Losak, John; Morris, Cathy
A study was conducted at Miami-Dade Community College (MDCC) to assess the relationship between students' basic skills performance and three outcome measures: retention, graduation, and academic progress. Specifically, the study compared the performance and persistence of White, Black, and Hispanic students while equating for basic skills performance as measured by Comparative Guidance and Placement (CGP) test scores in reading, writing, and computation. Students achieving above the placement test score on all three CGP tests and those falling below this score were analyzed as separate groups, and quartile ranges were determined for each of the three tests based on national norms.
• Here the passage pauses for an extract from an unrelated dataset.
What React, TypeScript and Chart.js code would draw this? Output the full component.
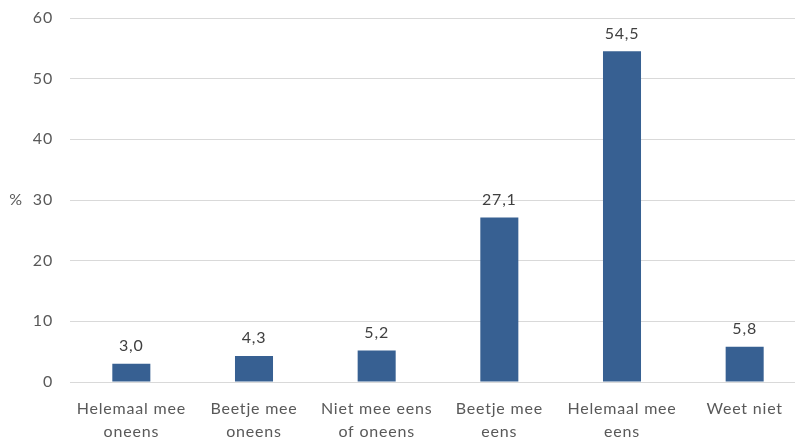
import React, { useEffect, useRef } from "react";
import { Chart, registerables } from "chart.js";
Chart.register(...registerables);

const categories: (string | string[])[] = [
  ["Helemaal mee", "oneens"],
  ["Beetje mee", "oneens"],
  ["Niet mee eens", "of oneens"],
  ["Beetje mee", "eens"],
  ["Helemaal mee", "eens"],
  "Weet niet",
];
const values = [3.0, 4.3, 5.2, 27.1, 54.5, 5.8];
const yMin = 0;
const yMax = 60;
const yStep = 10;
const yAxisTitle = "%";

const FONT = "Lato, 'Open Sans', sans-serif";
const TEXT = "#595959";
const GRID = "#d9d9d9";
const BAR = "#376092";

export default function App() {
  const ref = useRef<HTMLCanvasElement | null>(null);
  useEffect(() => {
    if (!ref.current) return;
    const labelPlugin = {
      id: "valueLabels",
      beforeDraw(chart: any) {
        try {
          chart.ctx.letterSpacing = "0.8px";
        } catch (e) {}
      },
      afterDatasetsDraw(chart: any) {
        const ctx = chart.ctx;
        const meta = chart.getDatasetMeta(0);
        ctx.save();
        ctx.font = `16px ${FONT}`;
        ctx.fillStyle = "#404040";
        ctx.textAlign = "center";
        ctx.textBaseline = "middle";
        meta.data.forEach((el: any, i: number) => {
          ctx.fillText(values[i].toFixed(1).replace(".", ","), el.x, el.y - 18);
        });
        ctx.restore();
      },
      afterDraw(chart: any) {
        const ctx = chart.ctx;
        const y = chart.scales.y.getPixelForValue(30);
        ctx.save();
        ctx.font = `16px ${FONT}`;
        ctx.fillStyle = TEXT;
        ctx.textAlign = "center";
        ctx.textBaseline = "middle";
        ctx.fillText(yAxisTitle, 16, y);
        ctx.restore();
      },
    };
    const chart = new Chart(ref.current, {
      type: "bar",
      data: {
        labels: categories,
        datasets: [
          {
            data: values,
            backgroundColor: BAR,
            borderWidth: 0,
            barPercentage: 0.31,
            categoryPercentage: 1,
          },
        ],
      },
      options: {
        responsive: false,
        animation: false,
        devicePixelRatio: 1,
        layout: { padding: { top: 18, right: 14, left: 0, bottom: 0 } },
        plugins: { legend: { display: false }, tooltip: { enabled: false } },
        scales: {
          x: {
            grid: { display: false },
            border: { display: true, color: GRID, width: 1 },
            ticks: {
              color: TEXT,
              font: { family: FONT, size: 16, lineHeight: 1.45 },
              padding: 7,
              maxRotation: 0,
              autoSkip: false,
            },
            afterFit: (s: any) => {
              s.height = 57;
              s.paddingLeft = 0;
              s.paddingRight = 0;
            },
          },
          y: {
            min: yMin,
            max: yMax,
            grid: { color: GRID, drawTicks: false, lineWidth: 1 },
            border: { display: false },
            ticks: {
              stepSize: yStep,
              color: TEXT,
              font: { family: FONT, size: 16 },
              padding: 17,
            },
            afterFit: (s: any) => {
              s.width = 70;
              s.paddingTop = 0;
              s.paddingBottom = 0;
            },
          },
        },
      },
      plugins: [labelPlugin],
    });
    return () => chart.destroy();
  }, []);
  return (
    <div
      style={{
        position: "fixed",
        left: 0,
        top: 0,
        width: 795,
        height: 439,
        overflow: "hidden",
        background: "#fff",
      }}
    >
      <canvas ref={ref} width={820} height={439} />
    </div>
  );
}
Study findings, based on the records of all full-time, first-time-in-college students entering MDCC in fall 1980, included: (1) by summer 1982, 19.4% of the Hispanic students, 18.8% of the White students, and 7.6% of the Black students had graduated; (2) Hispanic students also had higher reenrollment rates (68.6%) than Black or White students (52.0% and 5l.7%, respectively); (3) retention and graduation rates were significantly higher for students scoring above the placement test score on the CGP than for those scoring below it within each ethnic group; and (4) 40% of the White students, 60% of the Hispanic students, and 80% of the Black students scored in the lowest two quartiles on the reading and written English portions of the CGP. A separate report on retention patterns is included. (HB)
Publication Type: Reports - Research; Numerical/Quantitative Data
Education Level: N/A
Audience: N/A
Language: English
Sponsor: N/A
Authoring Institution: Miami-Dade Community Coll., FL. Office of Institutional Research.
Note: Bound with: "Retention Patterns for Full-Time First-Time-in-College Students Based on Basic Skills Assessment Performance." Research Report No. 82-24.